My preference is to give all-or-nothing. Therefore I have done…nothing. 

I am realizing the danger and destruction of this mentality and am trying to overcome the idea that ALL has to be done perfectly. It isn’t healthy for me or for those around me. It can affect the simplest of things and weed itself into more significant matters.

Taking action in the face of fear strengthens me to overcome it. Overcoming fear encourages me to pursue my potential.

Friday, April 27, 2012

Undercurrent: not apparent at the surface but a force that lies beneath


Easily overwhelmed, I once lived within the undercurrent of a vast sea of advice and “helpful” information. I became swept away in home-organization articles, parenting books, and Godly-wife Bible studies. Before any offense is taken, there is nothing wrong with any of those things and each have a time and a place. The obsession I had with living up to all those good things was the problem. I wasn’t good enough.

And frankly, fear of failing restrained me from even wanting to try to be good enough.  

The truth is, while there may be room for a few improvements in our lives, living up to others' expectations is exhausting. You are good enough.
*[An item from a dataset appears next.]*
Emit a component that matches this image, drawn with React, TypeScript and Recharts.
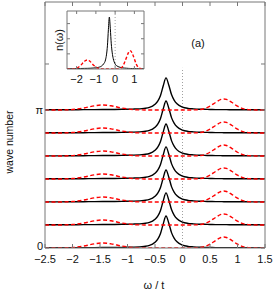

I am good enough. You were designed to be you for a purpose. You have good qualities; things that make you completely different from everyone else. Isn’t that a good thing? We struggle so often to fit into the crowd, but when you fit into the crowd what difference do you make...?

Saturday, March 10, 2012

Noticeable Difference


I thought this photo would justly commemorate the resurrection of my long-time lifeless blog.
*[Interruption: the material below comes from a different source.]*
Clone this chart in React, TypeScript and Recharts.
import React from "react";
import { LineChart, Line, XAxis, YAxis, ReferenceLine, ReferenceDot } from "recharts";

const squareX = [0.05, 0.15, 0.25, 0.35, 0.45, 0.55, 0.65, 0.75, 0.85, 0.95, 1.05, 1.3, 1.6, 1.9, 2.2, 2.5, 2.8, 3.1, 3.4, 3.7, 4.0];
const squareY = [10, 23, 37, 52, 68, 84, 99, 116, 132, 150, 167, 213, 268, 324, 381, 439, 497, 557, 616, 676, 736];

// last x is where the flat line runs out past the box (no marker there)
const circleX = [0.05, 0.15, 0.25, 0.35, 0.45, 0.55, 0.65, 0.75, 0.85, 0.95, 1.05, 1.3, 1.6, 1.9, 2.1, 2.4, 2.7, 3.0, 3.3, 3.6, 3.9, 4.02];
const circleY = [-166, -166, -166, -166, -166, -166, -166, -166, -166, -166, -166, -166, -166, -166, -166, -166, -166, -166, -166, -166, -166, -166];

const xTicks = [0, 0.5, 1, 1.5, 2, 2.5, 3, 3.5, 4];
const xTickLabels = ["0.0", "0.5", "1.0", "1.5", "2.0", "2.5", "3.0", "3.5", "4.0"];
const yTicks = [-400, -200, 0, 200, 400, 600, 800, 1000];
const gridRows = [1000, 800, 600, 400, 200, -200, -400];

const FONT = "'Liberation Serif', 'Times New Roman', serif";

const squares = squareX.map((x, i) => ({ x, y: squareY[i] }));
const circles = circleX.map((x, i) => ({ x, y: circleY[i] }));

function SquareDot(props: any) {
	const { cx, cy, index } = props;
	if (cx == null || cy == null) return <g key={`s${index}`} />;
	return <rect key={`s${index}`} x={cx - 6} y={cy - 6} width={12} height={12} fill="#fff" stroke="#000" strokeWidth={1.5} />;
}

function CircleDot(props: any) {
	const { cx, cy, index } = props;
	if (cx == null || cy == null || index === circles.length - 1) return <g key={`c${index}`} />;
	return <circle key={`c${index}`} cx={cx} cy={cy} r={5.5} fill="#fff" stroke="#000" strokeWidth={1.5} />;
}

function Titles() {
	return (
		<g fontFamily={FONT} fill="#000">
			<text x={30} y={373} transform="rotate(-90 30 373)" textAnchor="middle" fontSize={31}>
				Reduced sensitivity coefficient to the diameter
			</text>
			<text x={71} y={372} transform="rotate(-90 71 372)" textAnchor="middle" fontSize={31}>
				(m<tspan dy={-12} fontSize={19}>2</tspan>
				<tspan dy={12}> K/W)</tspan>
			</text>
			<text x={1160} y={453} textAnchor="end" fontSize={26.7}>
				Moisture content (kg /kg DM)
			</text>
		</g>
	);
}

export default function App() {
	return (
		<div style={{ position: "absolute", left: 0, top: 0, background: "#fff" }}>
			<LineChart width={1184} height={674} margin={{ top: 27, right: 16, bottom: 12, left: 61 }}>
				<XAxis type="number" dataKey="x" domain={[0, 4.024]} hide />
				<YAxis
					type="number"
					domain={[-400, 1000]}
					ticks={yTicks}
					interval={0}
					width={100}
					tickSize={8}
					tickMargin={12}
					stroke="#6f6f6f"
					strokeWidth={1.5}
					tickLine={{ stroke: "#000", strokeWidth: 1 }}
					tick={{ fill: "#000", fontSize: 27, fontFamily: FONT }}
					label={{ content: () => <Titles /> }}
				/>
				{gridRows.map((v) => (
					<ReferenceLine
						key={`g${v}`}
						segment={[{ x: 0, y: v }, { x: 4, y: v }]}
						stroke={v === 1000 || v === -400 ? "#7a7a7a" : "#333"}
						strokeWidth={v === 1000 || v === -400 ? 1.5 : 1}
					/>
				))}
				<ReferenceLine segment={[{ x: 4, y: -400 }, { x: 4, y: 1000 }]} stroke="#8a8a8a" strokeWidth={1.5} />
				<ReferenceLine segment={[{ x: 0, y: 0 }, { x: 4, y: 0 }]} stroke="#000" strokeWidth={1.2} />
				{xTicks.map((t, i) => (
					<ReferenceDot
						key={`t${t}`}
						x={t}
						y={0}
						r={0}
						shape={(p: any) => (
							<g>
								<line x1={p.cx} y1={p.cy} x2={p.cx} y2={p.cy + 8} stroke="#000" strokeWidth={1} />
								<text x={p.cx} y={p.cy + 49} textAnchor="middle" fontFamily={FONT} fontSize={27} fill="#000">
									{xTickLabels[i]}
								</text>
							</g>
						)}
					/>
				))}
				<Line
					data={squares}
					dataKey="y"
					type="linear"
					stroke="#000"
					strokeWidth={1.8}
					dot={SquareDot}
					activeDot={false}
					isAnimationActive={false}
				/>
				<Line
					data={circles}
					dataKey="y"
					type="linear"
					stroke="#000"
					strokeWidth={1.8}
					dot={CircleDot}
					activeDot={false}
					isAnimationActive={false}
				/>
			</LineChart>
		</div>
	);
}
The beauty of this picture is not seen in the picture itself. Although the many crosses are an awesome display, the significance lies within the heart of the person capturing the sight of the crosses with a camera. In the midst of construction with constant noise, problem solving, and organized chaos, the contractor chose to acknowledge something noticeably different.

In John 17:15 Jesus’ prayer for his disciples is “not that You take them out of the world but that you protect them from the evil one. They are not of the world, even as I am not of it. Sanctify them by the truth; your word is truth.”
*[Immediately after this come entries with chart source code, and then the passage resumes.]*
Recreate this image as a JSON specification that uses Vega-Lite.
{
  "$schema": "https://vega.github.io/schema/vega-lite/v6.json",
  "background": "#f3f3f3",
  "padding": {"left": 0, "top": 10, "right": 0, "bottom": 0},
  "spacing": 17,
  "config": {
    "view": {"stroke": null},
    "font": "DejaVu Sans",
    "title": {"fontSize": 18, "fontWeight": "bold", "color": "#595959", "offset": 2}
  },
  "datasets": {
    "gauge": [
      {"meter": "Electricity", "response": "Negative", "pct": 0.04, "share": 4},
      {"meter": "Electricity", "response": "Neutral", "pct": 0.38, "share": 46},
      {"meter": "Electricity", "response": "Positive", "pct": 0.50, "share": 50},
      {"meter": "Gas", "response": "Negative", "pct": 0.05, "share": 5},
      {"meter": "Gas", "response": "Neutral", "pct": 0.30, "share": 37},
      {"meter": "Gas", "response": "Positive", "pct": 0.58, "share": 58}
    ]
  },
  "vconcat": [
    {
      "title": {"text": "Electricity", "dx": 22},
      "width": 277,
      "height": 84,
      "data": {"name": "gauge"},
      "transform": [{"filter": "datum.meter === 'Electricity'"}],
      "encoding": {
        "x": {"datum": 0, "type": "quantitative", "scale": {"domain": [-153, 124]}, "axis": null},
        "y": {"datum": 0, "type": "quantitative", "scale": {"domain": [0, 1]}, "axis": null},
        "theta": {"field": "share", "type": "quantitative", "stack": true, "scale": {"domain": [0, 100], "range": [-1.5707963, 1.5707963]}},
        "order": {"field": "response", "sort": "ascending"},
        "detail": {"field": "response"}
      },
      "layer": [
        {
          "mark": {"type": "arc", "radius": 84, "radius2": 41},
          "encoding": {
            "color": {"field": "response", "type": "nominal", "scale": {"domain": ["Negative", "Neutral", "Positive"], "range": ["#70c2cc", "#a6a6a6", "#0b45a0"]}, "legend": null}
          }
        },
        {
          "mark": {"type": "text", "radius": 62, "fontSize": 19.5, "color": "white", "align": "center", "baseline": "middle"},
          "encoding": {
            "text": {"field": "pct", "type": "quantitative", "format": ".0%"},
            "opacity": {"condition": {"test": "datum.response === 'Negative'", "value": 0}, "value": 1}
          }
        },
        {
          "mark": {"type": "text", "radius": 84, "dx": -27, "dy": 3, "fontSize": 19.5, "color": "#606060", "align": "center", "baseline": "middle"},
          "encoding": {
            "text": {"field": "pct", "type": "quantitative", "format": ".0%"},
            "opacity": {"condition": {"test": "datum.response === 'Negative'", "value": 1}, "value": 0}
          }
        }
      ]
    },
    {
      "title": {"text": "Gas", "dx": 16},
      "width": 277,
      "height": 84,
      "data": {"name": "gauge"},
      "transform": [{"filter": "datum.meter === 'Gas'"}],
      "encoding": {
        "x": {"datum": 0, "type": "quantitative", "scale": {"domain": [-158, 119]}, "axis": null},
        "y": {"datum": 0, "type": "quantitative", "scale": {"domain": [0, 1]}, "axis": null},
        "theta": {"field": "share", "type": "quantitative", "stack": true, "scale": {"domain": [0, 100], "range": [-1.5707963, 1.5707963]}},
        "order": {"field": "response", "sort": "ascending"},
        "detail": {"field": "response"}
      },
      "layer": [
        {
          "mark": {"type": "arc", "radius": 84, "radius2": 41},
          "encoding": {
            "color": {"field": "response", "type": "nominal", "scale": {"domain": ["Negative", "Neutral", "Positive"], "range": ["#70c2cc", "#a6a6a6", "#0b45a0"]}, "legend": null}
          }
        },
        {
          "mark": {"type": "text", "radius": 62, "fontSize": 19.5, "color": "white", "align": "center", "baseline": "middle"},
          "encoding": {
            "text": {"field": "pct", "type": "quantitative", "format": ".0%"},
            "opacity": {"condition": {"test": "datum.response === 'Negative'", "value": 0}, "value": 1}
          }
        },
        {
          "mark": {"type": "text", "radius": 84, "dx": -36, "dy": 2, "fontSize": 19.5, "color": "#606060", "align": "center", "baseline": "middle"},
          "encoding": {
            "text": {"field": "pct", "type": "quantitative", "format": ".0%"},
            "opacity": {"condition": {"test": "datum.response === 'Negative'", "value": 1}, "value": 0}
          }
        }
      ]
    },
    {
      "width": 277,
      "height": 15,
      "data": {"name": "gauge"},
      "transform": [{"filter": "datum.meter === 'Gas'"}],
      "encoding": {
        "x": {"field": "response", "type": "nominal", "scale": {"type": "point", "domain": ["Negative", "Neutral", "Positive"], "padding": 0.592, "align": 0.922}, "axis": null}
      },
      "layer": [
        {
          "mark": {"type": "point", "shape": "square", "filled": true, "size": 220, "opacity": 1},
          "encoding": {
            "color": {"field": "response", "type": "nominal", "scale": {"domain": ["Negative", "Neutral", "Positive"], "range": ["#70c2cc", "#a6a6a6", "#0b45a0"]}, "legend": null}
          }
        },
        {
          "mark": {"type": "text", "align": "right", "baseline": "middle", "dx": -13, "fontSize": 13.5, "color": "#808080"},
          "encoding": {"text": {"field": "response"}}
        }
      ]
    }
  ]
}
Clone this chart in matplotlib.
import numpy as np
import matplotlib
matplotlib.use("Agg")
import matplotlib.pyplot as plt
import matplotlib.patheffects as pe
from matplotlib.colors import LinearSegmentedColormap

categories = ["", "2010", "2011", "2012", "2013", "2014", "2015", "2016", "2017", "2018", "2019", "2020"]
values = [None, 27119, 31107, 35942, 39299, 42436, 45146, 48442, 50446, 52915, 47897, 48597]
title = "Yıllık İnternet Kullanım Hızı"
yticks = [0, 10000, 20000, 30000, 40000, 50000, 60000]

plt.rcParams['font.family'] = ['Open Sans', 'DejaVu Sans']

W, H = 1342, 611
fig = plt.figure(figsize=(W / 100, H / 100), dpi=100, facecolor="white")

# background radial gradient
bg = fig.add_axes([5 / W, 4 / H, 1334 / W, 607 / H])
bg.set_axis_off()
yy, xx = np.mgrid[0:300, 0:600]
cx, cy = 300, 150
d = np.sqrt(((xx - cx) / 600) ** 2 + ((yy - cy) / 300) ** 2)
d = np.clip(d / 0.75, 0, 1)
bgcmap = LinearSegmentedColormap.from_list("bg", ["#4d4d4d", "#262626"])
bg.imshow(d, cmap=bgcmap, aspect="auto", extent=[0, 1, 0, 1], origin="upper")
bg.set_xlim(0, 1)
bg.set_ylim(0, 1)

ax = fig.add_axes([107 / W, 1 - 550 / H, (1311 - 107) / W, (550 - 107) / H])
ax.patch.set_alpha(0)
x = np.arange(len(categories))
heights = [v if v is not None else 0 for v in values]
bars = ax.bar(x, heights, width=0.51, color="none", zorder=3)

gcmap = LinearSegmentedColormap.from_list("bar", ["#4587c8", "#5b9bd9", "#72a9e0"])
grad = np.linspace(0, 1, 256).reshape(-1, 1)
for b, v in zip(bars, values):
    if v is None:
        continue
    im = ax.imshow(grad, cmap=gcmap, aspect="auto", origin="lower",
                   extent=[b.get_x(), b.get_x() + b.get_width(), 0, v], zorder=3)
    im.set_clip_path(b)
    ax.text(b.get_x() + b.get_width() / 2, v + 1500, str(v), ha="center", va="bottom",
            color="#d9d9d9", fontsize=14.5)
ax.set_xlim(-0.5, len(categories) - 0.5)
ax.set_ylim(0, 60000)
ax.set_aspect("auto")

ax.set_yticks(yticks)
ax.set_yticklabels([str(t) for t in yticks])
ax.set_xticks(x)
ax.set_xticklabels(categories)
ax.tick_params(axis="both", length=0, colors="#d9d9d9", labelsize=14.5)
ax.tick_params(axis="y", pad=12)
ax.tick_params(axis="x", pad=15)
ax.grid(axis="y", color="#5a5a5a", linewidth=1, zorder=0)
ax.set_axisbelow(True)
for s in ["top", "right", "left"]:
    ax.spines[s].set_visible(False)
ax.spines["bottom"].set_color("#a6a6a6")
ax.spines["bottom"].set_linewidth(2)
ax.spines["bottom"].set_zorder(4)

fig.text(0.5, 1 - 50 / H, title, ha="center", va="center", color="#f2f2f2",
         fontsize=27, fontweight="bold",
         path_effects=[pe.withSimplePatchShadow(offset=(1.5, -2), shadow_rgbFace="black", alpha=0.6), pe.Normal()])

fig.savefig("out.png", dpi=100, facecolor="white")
Sanctify means “set apart”. Though we are in the world, Jesus’ prayer is for us to be set apart from the world. Understanding and application of this allows His truth to fill us and transform us into something noticeably different in His positive light.

A cross is a simple yet significant symbol of Christ’s love for every person. The power is in the resurrection – the life that is brought back from death – a noticeable difference.

While we are in this world may we be like the crosses in the picture. May we signify God’s glory upon this world.